During his three years in San Diego, Sossa worked under 2021 International Swimming Hall of Fame Inductee David Marsh, founder and director of Team Elite Aquatics, one of the top professional swimming training groups in the United States.
Sossa coached nine swimmers in the 2020 Tokyo Olympics with five swimmers qualifying for event finals.
He instructed multiple medalists at the FINA World Swimming Championships, FINA World Cup, and European Short Course and Long Course Championships.
Sossa served as a coach in the German National Swimming Federation and Israeli National Swimming Federation from 2019-2021.
Under his tutelage, Anastasia Gorbenko became the first Israeli world champion in 2021, capturing the gold medal at the FINA World Swimming Championships in the 50-meter breaststroke and 100-meter IM. Germany’s Marius Kusch flourished under Sossa’s guidance, capturing the gold medal in the 100-meter butterfly at the 2019 European Short Course Championships.
Sossa spent three seasons as a coach in the International Swimming League (ISL), founded in 2019. He served as a home coach for the L.A. Current in 2019 and 2020 and was promoted to assistant coach of the Washington D.C. Trident in 2021.  
The Trident qualified for the ISL playoffs for the first time in 2021.
A native of Colombia, Sossa swam collegiately at Oklahoma Baptist University and helped the Bison win four consecutive NAIA national championships.
He became an assistant coach at his alma mater shortly after graduating in 2015 and spent four seasons under his coach and mentor Dr.

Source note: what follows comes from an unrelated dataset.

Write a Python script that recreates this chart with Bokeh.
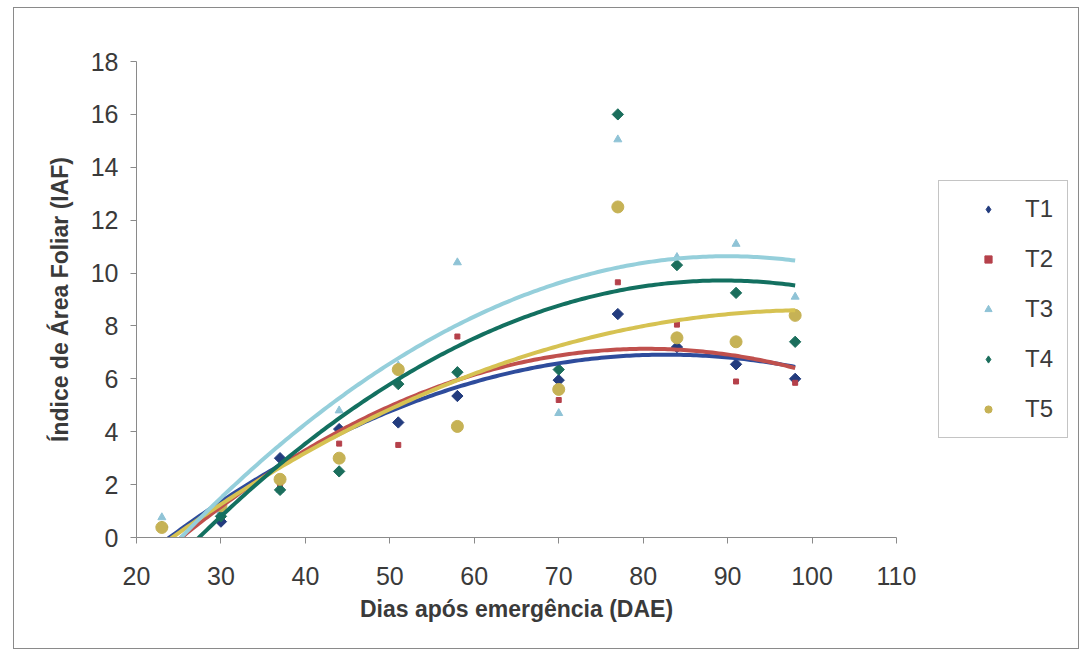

Sam Freas. Sossa served as interim head coach at OBU for five months in 2019 before joining Team Elite Aquatics. 
As a member of the coaching staff that assisted in the transition from NAIA to NCAA Division II before the 2017-18 season, Sossa trained student-athletes that won five Division II event titles and earned 32 First Team All-America awards.
Sossa holds a Bachelor of Applied Science degree in sports science and marketing and a Master of Business Administration from OBU.